§ PROVIDED MATERIAL
##########

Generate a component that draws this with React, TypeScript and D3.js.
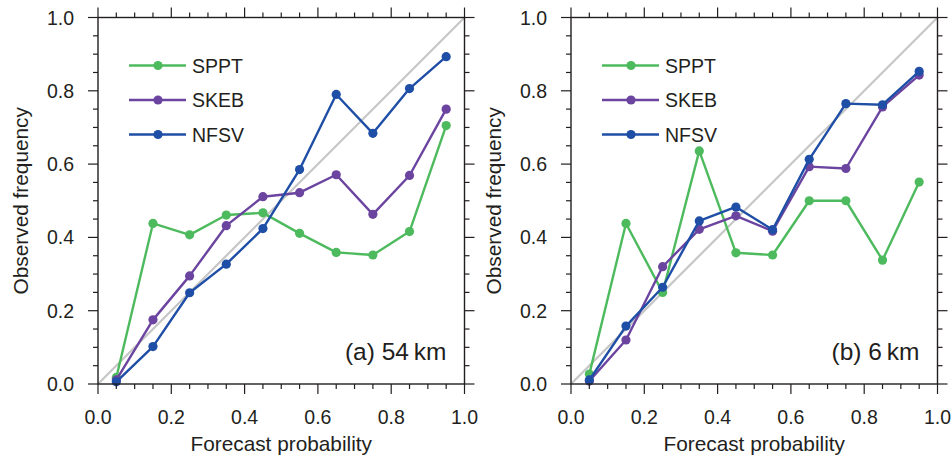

##########

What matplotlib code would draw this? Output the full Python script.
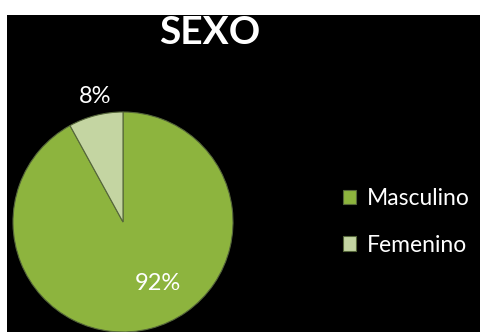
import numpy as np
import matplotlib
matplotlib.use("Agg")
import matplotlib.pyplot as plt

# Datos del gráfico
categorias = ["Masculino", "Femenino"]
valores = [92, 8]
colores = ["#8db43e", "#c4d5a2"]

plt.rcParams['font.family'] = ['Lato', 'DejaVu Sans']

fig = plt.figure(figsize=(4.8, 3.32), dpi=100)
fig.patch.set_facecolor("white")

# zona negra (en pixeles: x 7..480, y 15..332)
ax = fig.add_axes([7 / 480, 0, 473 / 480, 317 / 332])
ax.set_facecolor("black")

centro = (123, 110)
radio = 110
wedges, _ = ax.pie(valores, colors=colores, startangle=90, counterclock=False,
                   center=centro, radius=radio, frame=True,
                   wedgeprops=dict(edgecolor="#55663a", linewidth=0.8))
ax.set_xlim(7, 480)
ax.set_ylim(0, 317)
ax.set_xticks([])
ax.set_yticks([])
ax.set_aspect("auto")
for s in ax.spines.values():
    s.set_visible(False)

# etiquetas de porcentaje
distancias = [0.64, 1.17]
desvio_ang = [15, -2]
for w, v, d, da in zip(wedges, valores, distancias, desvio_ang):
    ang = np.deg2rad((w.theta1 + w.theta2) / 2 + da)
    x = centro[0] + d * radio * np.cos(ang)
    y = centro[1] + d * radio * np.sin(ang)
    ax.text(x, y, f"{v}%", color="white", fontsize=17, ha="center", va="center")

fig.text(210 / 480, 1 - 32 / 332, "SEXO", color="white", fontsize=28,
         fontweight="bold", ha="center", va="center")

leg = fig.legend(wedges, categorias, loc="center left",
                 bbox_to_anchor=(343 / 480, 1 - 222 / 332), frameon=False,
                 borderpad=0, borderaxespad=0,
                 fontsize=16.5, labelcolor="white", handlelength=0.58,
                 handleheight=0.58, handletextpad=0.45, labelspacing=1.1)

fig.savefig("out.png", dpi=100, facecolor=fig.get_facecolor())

##########

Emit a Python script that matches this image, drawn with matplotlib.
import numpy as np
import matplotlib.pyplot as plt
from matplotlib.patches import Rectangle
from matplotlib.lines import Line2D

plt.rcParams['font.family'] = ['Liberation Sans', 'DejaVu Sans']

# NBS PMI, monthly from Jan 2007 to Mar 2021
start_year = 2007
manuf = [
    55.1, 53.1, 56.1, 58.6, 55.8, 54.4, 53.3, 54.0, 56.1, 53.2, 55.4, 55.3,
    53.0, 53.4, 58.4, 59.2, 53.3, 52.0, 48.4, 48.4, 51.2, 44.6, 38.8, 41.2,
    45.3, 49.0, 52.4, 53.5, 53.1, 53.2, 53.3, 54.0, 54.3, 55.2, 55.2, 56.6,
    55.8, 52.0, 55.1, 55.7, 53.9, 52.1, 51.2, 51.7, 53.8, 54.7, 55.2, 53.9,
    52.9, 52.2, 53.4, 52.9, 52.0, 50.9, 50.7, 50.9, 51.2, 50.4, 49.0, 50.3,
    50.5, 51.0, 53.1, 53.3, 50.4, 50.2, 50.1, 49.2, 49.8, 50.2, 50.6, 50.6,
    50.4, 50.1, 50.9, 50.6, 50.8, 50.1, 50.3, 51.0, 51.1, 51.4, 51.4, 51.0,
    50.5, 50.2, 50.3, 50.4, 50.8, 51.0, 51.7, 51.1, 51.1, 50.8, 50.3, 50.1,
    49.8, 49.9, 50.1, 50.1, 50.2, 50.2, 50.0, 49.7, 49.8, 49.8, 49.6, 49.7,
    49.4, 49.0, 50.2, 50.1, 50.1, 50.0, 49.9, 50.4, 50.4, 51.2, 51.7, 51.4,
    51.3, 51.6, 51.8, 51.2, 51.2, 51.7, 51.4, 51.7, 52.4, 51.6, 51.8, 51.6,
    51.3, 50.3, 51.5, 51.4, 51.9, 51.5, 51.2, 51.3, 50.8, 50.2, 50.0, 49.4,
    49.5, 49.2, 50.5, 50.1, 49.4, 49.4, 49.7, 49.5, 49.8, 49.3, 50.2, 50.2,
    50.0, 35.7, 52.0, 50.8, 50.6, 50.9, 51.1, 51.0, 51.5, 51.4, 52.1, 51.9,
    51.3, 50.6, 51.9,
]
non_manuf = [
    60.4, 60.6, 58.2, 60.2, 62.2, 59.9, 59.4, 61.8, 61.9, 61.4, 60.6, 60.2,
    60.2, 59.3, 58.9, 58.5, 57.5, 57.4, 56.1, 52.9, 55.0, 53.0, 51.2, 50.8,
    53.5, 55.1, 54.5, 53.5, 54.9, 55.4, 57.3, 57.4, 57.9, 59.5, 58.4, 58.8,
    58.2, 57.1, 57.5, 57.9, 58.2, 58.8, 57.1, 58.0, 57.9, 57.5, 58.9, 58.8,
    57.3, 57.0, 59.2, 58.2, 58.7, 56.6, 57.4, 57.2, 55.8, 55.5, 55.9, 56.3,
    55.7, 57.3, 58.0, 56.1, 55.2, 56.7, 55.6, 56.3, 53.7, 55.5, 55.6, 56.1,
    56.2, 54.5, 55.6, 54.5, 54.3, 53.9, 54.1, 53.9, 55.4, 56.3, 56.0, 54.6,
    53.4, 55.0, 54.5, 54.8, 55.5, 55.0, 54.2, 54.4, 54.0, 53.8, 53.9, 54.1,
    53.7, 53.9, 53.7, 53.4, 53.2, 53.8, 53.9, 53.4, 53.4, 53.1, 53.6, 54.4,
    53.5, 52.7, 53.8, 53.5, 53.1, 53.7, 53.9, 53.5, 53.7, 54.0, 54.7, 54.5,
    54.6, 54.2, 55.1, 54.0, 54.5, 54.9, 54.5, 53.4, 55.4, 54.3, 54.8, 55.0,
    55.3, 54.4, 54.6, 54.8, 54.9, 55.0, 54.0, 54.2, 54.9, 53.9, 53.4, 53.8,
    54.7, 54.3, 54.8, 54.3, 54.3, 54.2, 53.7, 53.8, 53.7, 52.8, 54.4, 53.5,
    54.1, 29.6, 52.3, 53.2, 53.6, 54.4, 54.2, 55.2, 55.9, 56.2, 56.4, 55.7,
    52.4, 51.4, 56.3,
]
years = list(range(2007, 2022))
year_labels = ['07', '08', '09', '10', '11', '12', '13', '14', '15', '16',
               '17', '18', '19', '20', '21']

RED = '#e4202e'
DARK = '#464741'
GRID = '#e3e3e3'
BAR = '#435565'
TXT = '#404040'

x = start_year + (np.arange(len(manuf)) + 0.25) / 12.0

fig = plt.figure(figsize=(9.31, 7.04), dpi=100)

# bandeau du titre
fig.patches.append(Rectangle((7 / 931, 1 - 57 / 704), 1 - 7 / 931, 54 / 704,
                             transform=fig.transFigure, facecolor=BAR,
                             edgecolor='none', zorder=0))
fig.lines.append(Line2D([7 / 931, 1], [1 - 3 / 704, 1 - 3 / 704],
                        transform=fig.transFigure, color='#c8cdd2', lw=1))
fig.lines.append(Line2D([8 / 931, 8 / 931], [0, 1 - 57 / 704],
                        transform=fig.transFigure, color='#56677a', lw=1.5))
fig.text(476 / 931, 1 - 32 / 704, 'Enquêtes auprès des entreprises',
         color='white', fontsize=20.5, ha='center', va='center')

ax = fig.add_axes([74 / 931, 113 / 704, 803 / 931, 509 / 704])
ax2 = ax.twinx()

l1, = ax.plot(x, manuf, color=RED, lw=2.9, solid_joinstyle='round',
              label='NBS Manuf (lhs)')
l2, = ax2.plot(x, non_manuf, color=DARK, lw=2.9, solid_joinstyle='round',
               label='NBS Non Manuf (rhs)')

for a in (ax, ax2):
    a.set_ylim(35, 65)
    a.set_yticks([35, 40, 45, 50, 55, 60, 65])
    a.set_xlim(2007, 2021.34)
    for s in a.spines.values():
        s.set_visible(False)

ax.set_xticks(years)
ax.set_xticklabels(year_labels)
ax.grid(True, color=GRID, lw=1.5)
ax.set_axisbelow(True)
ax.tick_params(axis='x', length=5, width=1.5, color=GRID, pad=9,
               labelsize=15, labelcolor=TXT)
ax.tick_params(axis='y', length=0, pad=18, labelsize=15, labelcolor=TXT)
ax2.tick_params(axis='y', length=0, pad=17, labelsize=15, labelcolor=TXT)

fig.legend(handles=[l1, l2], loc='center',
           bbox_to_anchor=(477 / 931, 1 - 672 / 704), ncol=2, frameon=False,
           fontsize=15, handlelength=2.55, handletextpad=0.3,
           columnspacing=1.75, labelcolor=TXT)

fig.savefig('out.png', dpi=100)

##########

§ WHAT THIS TASK INVOLVES
Starting at the line that contains "Emit a Python", set down every line up to and including the line that contains "plt.rcParams['font.family'] = ['Liberation", exactly as given, and no other line.

§ CORRECT RESPONSE
Emit a Python script that matches this image, drawn with matplotlib.
import numpy as np
import matplotlib.pyplot as plt
from matplotlib.patches import Rectangle
from matplotlib.lines import Line2D

plt.rcParams['font.family'] = ['Liberation Sans', 'DejaVu Sans']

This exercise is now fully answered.